When Boris Johnson nominated his friend for a peerage in July 2020 the brazenness of the favour attracted more comment than the Russianness. Then the fuss died down. It was hardly the first time that a seat in the Lords has been given to the friend of a prime minister. There are beneficiaries with thinner records of charitable benevolence than the one Lebedev’s friends cite to justify his ennoblement. He is not a Tory donor. (Other Russians with dual British nationality have funnelled millions into Conservative coffers.) It can’t be a case of cash for honours when there was no cash.
The House of Lords appointments committee didn’t like the Lebedev peerage but the prime minister was unmoved. He thought the objection expressed anti-Russian prejudice. The intelligence services changed their assessment of the risk. Spooks get stuff wrong. Did they just smile awkwardly and change the subject when the prime minister insisted on making his pal a peer?
Alexander Lebedev, Evgeny’s father and the source of his wealth, was once a KGB agent.
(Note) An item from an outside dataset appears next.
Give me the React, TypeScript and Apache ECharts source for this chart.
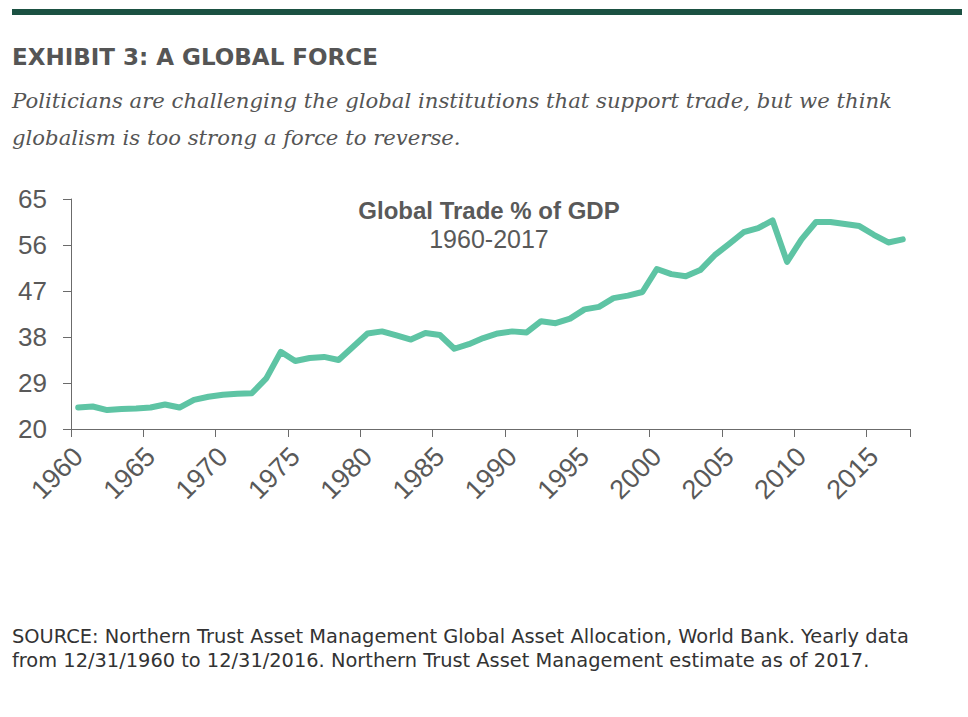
import React, { useEffect, useRef } from 'react';
import * as echarts from 'echarts';

const years: string[] = [
  '1960', '1961', '1962', '1963', '1964', '1965', '1966', '1967', '1968', '1969',
  '1970', '1971', '1972', '1973', '1974', '1975', '1976', '1977', '1978', '1979',
  '1980', '1981', '1982', '1983', '1984', '1985', '1986', '1987', '1988', '1989',
  '1990', '1991', '1992', '1993', '1994', '1995', '1996', '1997', '1998', '1999',
  '2000', '2001', '2002', '2003', '2004', '2005', '2006', '2007', '2008', '2009',
  '2010', '2011', '2012', '2013', '2014', '2015', '2016', '2017',
];

const tradePctGdp: number[] = [
  24.2, 24.4, 23.7, 23.9, 24.0, 24.2, 24.8, 24.2, 25.7, 26.3,
  26.7, 26.9, 27.0, 29.9, 35.1, 33.3, 33.9, 34.1, 33.5, 36.1,
  38.7, 39.1, 38.3, 37.5, 38.8, 38.4, 35.7, 36.6, 37.8, 38.7,
  39.1, 38.9, 41.1, 40.7, 41.6, 43.4, 43.9, 45.6, 46.1, 46.8,
  51.3, 50.3, 49.9, 51.1, 54.0, 56.2, 58.5, 59.3, 60.8, 52.7,
  57.1, 60.5, 60.5, 60.1, 59.7, 58.0, 56.5, 57.1,
];

const yMin = 20;
const yMax = 65;
const yStep = 9;

const exhibitTitle = 'EXHIBIT 3: A GLOBAL FORCE';
const subtitleLines = [
  'Politicians are challenging the global institutions that support trade, but we think',
  'globalism is too strong a force to reverse.',
];
const chartTitle = 'Global Trade % of GDP';
const chartSubtitle = '1960-2017';
const sourceLines = [
  'SOURCE: Northern Trust Asset Management Global Asset Allocation, World Bank. Yearly data',
  'from 12/31/1960 to 12/31/2016. Northern Trust Asset Management estimate as of 2017.',
];

const SANS = '"Liberation Sans", Arial, sans-serif';
const DEJAVU = '"DejaVu Sans", sans-serif';
const SERIF = '"DejaVu Serif", serif';
const GRAY = '#595959';

export default function App() {
  const ref = useRef<HTMLDivElement>(null);

  useEffect(() => {
    if (!ref.current) return;
    const chart = echarts.init(ref.current, undefined, { renderer: 'svg' });
    chart.setOption({
      animation: false,
      backgroundColor: '#ffffff',
      grid: { left: 71, right: 58, top: 199, bottom: 288, containLabel: false },
      xAxis: {
        type: 'category',
        data: years,
        boundaryGap: true,
        axisLine: { show: true, lineStyle: { color: '#6b6b6b', width: 1 } },
        axisTick: { show: true, interval: 4, length: 8, lineStyle: { color: '#6b6b6b' } },
        axisLabel: {
          interval: 4,
          rotate: 45,
          margin: 23,
          color: GRAY,
          fontFamily: SANS,
          fontSize: 27,
        },
        splitLine: { show: false },
      },
      yAxis: {
        type: 'value',
        min: yMin,
        max: yMax,
        interval: yStep,
        axisLine: { show: true, lineStyle: { color: '#6b6b6b', width: 1 } },
        axisTick: { show: true, length: 8, lineStyle: { color: '#6b6b6b' } },
        axisLabel: {
          margin: 24,
          color: GRAY,
          fontFamily: SANS,
          fontSize: 26,
        },
        splitLine: { show: false },
      },
      series: [
        {
          type: 'line',
          data: tradePctGdp,
          symbol: 'none',
          lineStyle: { color: '#5ec4a4', width: 6, join: 'round', cap: 'round' },
        },
      ],
      graphic: [
        {
          type: 'rect',
          shape: { x: 12, y: 9, width: 950, height: 6 },
          style: { fill: '#1b5142' },
        },
        {
          type: 'text',
          x: 12,
          y: 57,
          style: {
            text: exhibitTitle,
            font: `bold 23px ${DEJAVU}`,
            fill: '#555555',
            textVerticalAlign: 'middle',
          },
        },
        {
          type: 'text',
          x: 12,
          y: 100,
          style: {
            text: subtitleLines[0],
            font: `italic 21.2px ${SERIF}`,
            fill: '#555555',
            textVerticalAlign: 'middle',
          },
        },
        {
          type: 'text',
          x: 12,
          y: 137,
          style: {
            text: subtitleLines[1],
            font: `italic 21.2px ${SERIF}`,
            fill: '#555555',
            textVerticalAlign: 'middle',
          },
        },
        {
          type: 'text',
          x: 489,
          y: 210,
          style: {
            text: chartTitle,
            font: `bold 24px ${SANS}`,
            fill: '#595959',
            textAlign: 'center',
            textVerticalAlign: 'middle',
          },
        },
        {
          type: 'text',
          x: 489,
          y: 239,
          style: {
            text: chartSubtitle,
            font: `25px ${SANS}`,
            fill: '#595959',
            textAlign: 'center',
            textVerticalAlign: 'middle',
          },
        },
        {
          type: 'text',
          x: 12,
          y: 636,
          style: {
            text: sourceLines[0],
            font: `19.4px ${DEJAVU}`,
            fill: '#333333',
            textVerticalAlign: 'middle',
          },
        },
        {
          type: 'text',
          x: 12,
          y: 660,
          style: {
            text: sourceLines[1],
            font: `19.4px ${DEJAVU}`,
            fill: '#333333',
            textVerticalAlign: 'middle',
          },
        },
      ],
    });
    return () => chart.dispose();
  }, []);

  return (
    <div
      ref={ref}
      style={{ position: 'fixed', left: 0, top: 0, width: 968, height: 717, background: '#fff' }}
    />
  );
}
But that isn’t a hereditary condition. His attitude to the Kremlin might be described as temperate. In a 2016 article for the Standard Alexander conceded that oligarchs had plundered Russia and also “sad to say, some of them are close to Putin”. But he insisted that the president himself was “not behind the looting”.
Lebedev Jr has said things in the past aligning with Kremlin views on the 2014 annexation of Crimea and casting doubt on the official UK account of the Salisbury poisoning, but that isn’t sedition. The newspapers he controls have come out against the invasion of Ukraine. His attraction to a seat in the Lords may be motivated by nothing more than vanity in collecting a limited edition ermine robe. (He hasn’t voted or spoken in a debate since his maiden speech.) His friendship with Johnson is probably in the same category – a prime minister as high-end collectible.
But if that is the case, and the security services were making a fuss over nothing, there is still harm done. The spectacle is depressing, not because Baron Lebedev of Hampton in the London Borough of Richmond upon Thames and of Siberia in the Russian Federation is Russian, but because the absurd title and the corrupt process that created it bolster the most caustic, cynical view of the way British politics works. And at a time when we need to spread confidence that democracies do things better.